Start of DATA SHOWN

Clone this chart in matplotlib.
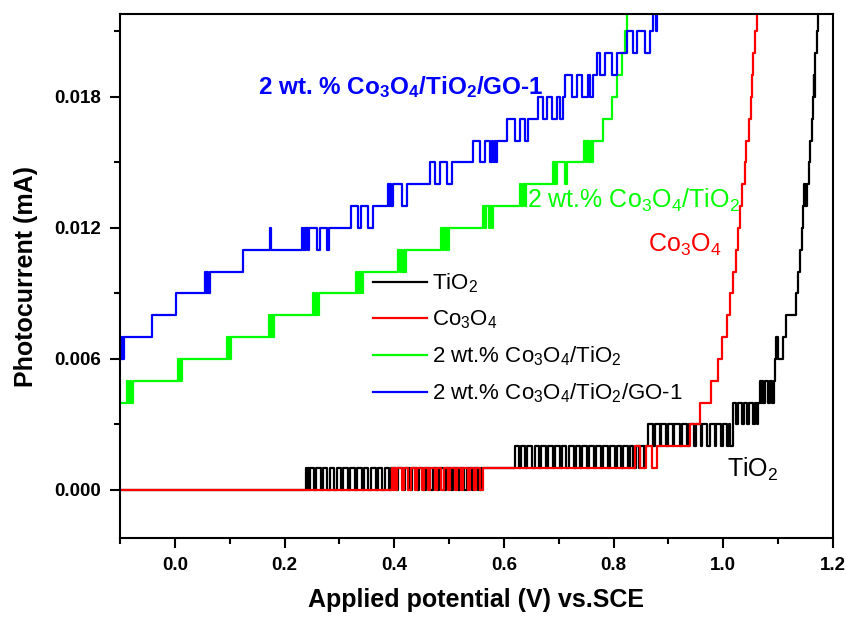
import matplotlib
matplotlib.use("Agg")
import matplotlib.pyplot as plt
from matplotlib.ticker import MultipleLocator, FormatStrFormatter

plt.rcParams['font.family'] = ['Liberation Sans', 'DejaVu Sans']
plt.rcParams['mathtext.default'] = 'regular'

# ---------------- data (step traces, photocurrent in mA) ----------------
tio2_x = [-0.100, 0.240, 0.2415, 0.243, 0.2445, 0.246,
          0.253, 0.2575, 0.266, 0.270, 0.278, 0.2825, 0.291, 0.295, 0.303, 0.3075,
          0.316, 0.320, 0.328, 0.3325, 0.341, 0.345, 0.353, 0.3575, 0.366, 0.370,
          0.378, 0.3825, 0.391, 0.395, 0.403, 0.4075, 0.416, 0.420, 0.428, 0.4325,
          0.441, 0.445, 0.453, 0.4575, 0.466, 0.470, 0.478, 0.4825, 0.491, 0.495,
          0.503, 0.5075, 0.516, 0.520, 0.528, 0.5325, 0.541, 0.545, 0.553, 0.5575,
          0.620, 0.627, 0.631, 0.639, 0.643, 0.652, 0.656, 0.664, 0.668, 0.677,
          0.681, 0.689, 0.693, 0.702, 0.706, 0.714, 0.718, 0.727, 0.731, 0.739,
          0.743, 0.752, 0.756, 0.764, 0.768, 0.777, 0.781, 0.789, 0.793, 0.802,
          0.806, 0.814, 0.818, 0.827, 0.830, 0.836, 0.840, 0.846, 0.849, 0.855, 0.858,
          0.862, 0.872, 0.875, 0.884, 0.887, 0.896, 0.899, 0.908, 0.911, 0.921,
          0.924, 0.934, 0.937, 0.946, 0.950, 0.959, 0.962, 0.971, 0.975, 0.984,
          0.987, 0.996, 0.999, 1.007, 1.010, 1.013,
          1.017, 1.024, 1.027, 1.034, 1.037, 1.044, 1.047, 1.054, 1.057, 1.062, 1.064,
          1.067, 1.069, 1.071, 1.073, 1.076, 1.082, 1.085, 1.089, 1.092,
          1.094, 1.097, 1.099, 1.108, 1.115, 1.133, 1.137, 1.140, 1.143, 1.146,
          1.148, 1.149, 1.150, 1.151, 1.152, 1.156, 1.158, 1.161, 1.163, 1.165,
          1.166, 1.167, 1.168, 1.170, 1.173, 1.176]
tio2_y = [0.000, 0.001, 0.000, 0.001, 0.000, 0.001,
          0.000, 0.001, 0.000, 0.001, 0.000, 0.001, 0.000, 0.001, 0.000, 0.001,
          0.000, 0.001, 0.000, 0.001, 0.000, 0.001, 0.000, 0.001, 0.000, 0.001,
          0.000, 0.001, 0.000, 0.001, 0.000, 0.001, 0.000, 0.001, 0.000, 0.001,
          0.000, 0.001, 0.000, 0.001, 0.000, 0.001, 0.000, 0.001, 0.000, 0.001,
          0.000, 0.001, 0.000, 0.001, 0.000, 0.001, 0.000, 0.001, 0.000, 0.001,
          0.002, 0.001, 0.002, 0.001, 0.002, 0.001, 0.002, 0.001, 0.002, 0.001,
          0.002, 0.001, 0.002, 0.001, 0.002, 0.001, 0.002, 0.001, 0.002, 0.001,
          0.002, 0.001, 0.002, 0.001, 0.002, 0.001, 0.002, 0.001, 0.002, 0.001,
          0.002, 0.001, 0.002, 0.001, 0.002, 0.001, 0.002, 0.001, 0.002, 0.001, 0.002,
          0.003, 0.002, 0.003, 0.002, 0.003, 0.002, 0.003, 0.002, 0.003, 0.002,
          0.003, 0.002, 0.003, 0.002, 0.003, 0.002, 0.003, 0.002, 0.003, 0.002,
          0.003, 0.002, 0.003, 0.002, 0.003, 0.002,
          0.004, 0.003, 0.004, 0.003, 0.004, 0.003, 0.004, 0.003, 0.004, 0.003, 0.004,
          0.005, 0.004, 0.005, 0.004, 0.005, 0.004, 0.005, 0.004, 0.005,
          0.006, 0.007, 0.006, 0.007, 0.008, 0.009, 0.010, 0.011, 0.012, 0.013,
          0.014, 0.013, 0.014, 0.013, 0.014, 0.015, 0.016, 0.017, 0.018, 0.019,
          0.018, 0.019, 0.020, 0.021, 0.022, 0.023]

co3o4_x = [-0.100, 0.396, 0.398, 0.399, 0.401, 0.402, 0.404,
           0.406, 0.414, 0.418, 0.426, 0.430, 0.438, 0.442, 0.450, 0.454, 0.462,
           0.466, 0.474, 0.478, 0.486, 0.490, 0.498, 0.502, 0.510, 0.514, 0.522,
           0.526, 0.534, 0.538, 0.546, 0.550, 0.556, 0.562,
           0.839, 0.848, 0.860, 0.870, 0.879,
           0.939, 0.957, 0.978, 0.990, 0.998, 1.007, 1.012, 1.017, 1.023, 1.027,
           1.031, 1.035, 1.039, 1.042, 1.046, 1.050, 1.052, 1.055, 1.058, 1.061]
co3o4_y = [0.000, 0.001, 0.000, 0.001, 0.000, 0.001, 0.000,
           0.001, 0.000, 0.001, 0.000, 0.001, 0.000, 0.001, 0.000, 0.001, 0.000,
           0.001, 0.000, 0.001, 0.000, 0.001, 0.000, 0.001, 0.000, 0.001, 0.000,
           0.001, 0.000, 0.001, 0.000, 0.001, 0.000, 0.001,
           0.002, 0.001, 0.002, 0.001, 0.002,
           0.003, 0.004, 0.005, 0.006, 0.007, 0.008, 0.009, 0.010, 0.011, 0.012,
           0.013, 0.014, 0.015, 0.016, 0.017, 0.018, 0.019, 0.020, 0.021, 0.023]

cto_x = [-0.100, -0.087, -0.085, -0.082, -0.080, -0.077,
         0.005, 0.007, 0.009, 0.011, 0.013,
         0.095, 0.097, 0.099, 0.100, 0.102,
         0.172, 0.174, 0.175, 0.177, 0.178, 0.179, 0.181,
         0.252, 0.254, 0.257, 0.259, 0.262,
         0.330, 0.333, 0.335, 0.338, 0.340, 0.342, 0.343,
         0.407, 0.410, 0.412, 0.415, 0.417, 0.419, 0.421,
         0.486, 0.489, 0.491, 0.494, 0.496, 0.498, 0.500,
         0.561, 0.565, 0.568, 0.572, 0.575, 0.578, 0.580,
         0.629, 0.632, 0.635, 0.638, 0.641,
         0.689, 0.691, 0.693, 0.695, 0.697, 0.712, 0.715,
         0.746, 0.749, 0.752, 0.756, 0.758, 0.760, 0.762,
         0.780, 0.798, 0.807, 0.815, 0.820, 0.824]
cto_y = [0.004, 0.005, 0.004, 0.005, 0.004, 0.005,
         0.006, 0.005, 0.006, 0.005, 0.006,
         0.007, 0.006, 0.007, 0.006, 0.007,
         0.008, 0.007, 0.008, 0.007, 0.008, 0.007, 0.008,
         0.009, 0.008, 0.009, 0.008, 0.009,
         0.010, 0.009, 0.010, 0.009, 0.010, 0.009, 0.010,
         0.011, 0.010, 0.011, 0.010, 0.011, 0.010, 0.011,
         0.012, 0.011, 0.012, 0.011, 0.012, 0.011, 0.012,
         0.013, 0.012, 0.013, 0.012, 0.013, 0.012, 0.013,
         0.014, 0.013, 0.014, 0.013, 0.014,
         0.015, 0.014, 0.015, 0.014, 0.015, 0.014, 0.015,
         0.016, 0.015, 0.016, 0.015, 0.016, 0.015, 0.016,
         0.017, 0.018, 0.019, 0.020, 0.021, 0.023]

ctg_x = [-0.100, -0.099, -0.0985, -0.097, -0.096, -0.095, -0.094, -0.092,
         -0.042, 0.003, 0.055, 0.057, 0.059, 0.061, 0.064,
         0.125, 0.173, 0.175,
         0.232, 0.234, 0.236, 0.238, 0.240, 0.242, 0.245, 0.259, 0.264, 0.277, 0.281,
         0.322, 0.334, 0.340, 0.352, 0.361,
         0.388, 0.390, 0.392, 0.394, 0.397, 0.414, 0.423,
         0.465, 0.474, 0.483, 0.496, 0.505,
         0.543, 0.556, 0.565, 0.574, 0.578, 0.580, 0.583, 0.585, 0.587,
         0.605, 0.620, 0.629, 0.638, 0.644,
         0.662, 0.671, 0.678, 0.687, 0.696, 0.702, 0.707,
         0.711, 0.724, 0.733, 0.742, 0.753, 0.757, 0.762,
         0.769, 0.775, 0.784, 0.798, 0.806,
         0.824, 0.835, 0.842, 0.857, 0.866,
         0.871, 0.877, 0.880, 0.884]
ctg_y = [0.006, 0.007, 0.006, 0.007, 0.006, 0.007, 0.006, 0.007,
         0.008, 0.009, 0.010, 0.009, 0.010, 0.009, 0.010,
         0.011, 0.012, 0.011,
         0.012, 0.011, 0.012, 0.011, 0.012, 0.011, 0.012, 0.011, 0.012, 0.011, 0.012,
         0.013, 0.012, 0.013, 0.012, 0.013,
         0.014, 0.013, 0.014, 0.013, 0.014, 0.013, 0.014,
         0.015, 0.014, 0.015, 0.014, 0.015,
         0.016, 0.015, 0.016, 0.015, 0.016, 0.015, 0.016, 0.015, 0.016,
         0.017, 0.016, 0.017, 0.016, 0.017,
         0.018, 0.017, 0.018, 0.017, 0.018, 0.017, 0.018,
         0.019, 0.018, 0.019, 0.018, 0.019, 0.018, 0.019,
         0.020, 0.019, 0.020, 0.019, 0.020,
         0.021, 0.020, 0.021, 0.020, 0.021,
         0.022, 0.021, 0.022, 0.023]

series_labels = ['TiO$_2$', 'Co$_3$O$_4$', '2 wt.% Co$_3$O$_4$/TiO$_2$',
                 '2 wt.% Co$_3$O$_4$/TiO$_2$/GO-1']
series_colors = ['#000000', '#ff0000', '#00ff00', '#0000ff']

x_ticks = [0.0, 0.2, 0.4, 0.6, 0.8, 1.0, 1.2]
y_ticks = [0.000, 0.006, 0.012, 0.018]

# ---------------- figure ----------------
fig = plt.figure(figsize=(8.46, 6.17), dpi=100)
ax = fig.add_axes([0.1418, 0.128, 0.8428, 0.8493])

data = [(tio2_x, tio2_y), (co3o4_x, co3o4_y), (cto_x, cto_y), (ctg_x, ctg_y)]
for (xs, ys), lab, col in zip(data, series_labels, series_colors):
    ax.plot(xs, ys, drawstyle='steps-post', color=col, lw=1.6, label=lab)

ax.set_xlim(-0.1, 1.2)
ax.set_ylim(-0.0022, 0.0218)
ax.set_xticks(x_ticks)
ax.set_yticks(y_ticks)
ax.xaxis.set_minor_locator(MultipleLocator(0.1))
ax.yaxis.set_minor_locator(MultipleLocator(0.003))
ax.xaxis.set_major_formatter(FormatStrFormatter('%.1f'))
ax.yaxis.set_major_formatter(FormatStrFormatter('%.3f'))
ax.tick_params(which='major', direction='out', length=7.5, width=1.5, pad=6,
               labelsize=13.5)
ax.tick_params(which='minor', direction='out', length=4.5, width=1.5)
for lab in ax.get_xticklabels() + ax.get_yticklabels():
    lab.set_fontweight('bold')
for s in ax.spines.values():
    s.set_linewidth(1.5)

ax.set_xlabel('Applied potential (V) vs.SCE', fontsize=18, fontweight='bold', labelpad=10)
ax.set_ylabel('Photocurrent (mA)', fontsize=18, fontweight='bold', labelpad=12)

ax.legend(loc='upper left', bbox_to_anchor=(0.355, 0.5086), frameon=False,
          fontsize=16, handlelength=2.43, handletextpad=0.22, labelspacing=0.6,
          borderpad=0, borderaxespad=0)

ax.text(0.151, 0.01812, '2 wt. % Co$_3$O$_4$/TiO$_2$/GO-1', color='#0000ff',
        fontsize=17.5, fontweight='bold', va='baseline', ha='left')
ax.text(0.642, 0.01292, '2 wt.% Co$_3$O$_4$/TiO$_2$', color='#00ff00',
        fontsize=18, va='baseline', ha='left')
ax.text(0.862, 0.01093, 'Co$_3$O$_4$', color='#ff0000',
        fontsize=18, va='baseline', ha='left')
ax.text(1.006, 0.0006, 'TiO$_2$', color='#000000',
        fontsize=18, va='baseline', ha='left')

fig.savefig('out.png', dpi=100)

End of DATA SHOWN

▸ EXERCISE PROMPT: Write out, word for word, the lines from the start of the data through the one holding "plt.rcParams['mathtext.default'] = 'regular'". Omit pictures.

▸ RIGHT ANSWER:
Clone this chart in matplotlib.
import matplotlib
matplotlib.use("Agg")
import matplotlib.pyplot as plt
from matplotlib.ticker import MultipleLocator, FormatStrFormatter

plt.rcParams['font.family'] = ['Liberation Sans', 'DejaVu Sans']
plt.rcParams['mathtext.default'] = 'regular'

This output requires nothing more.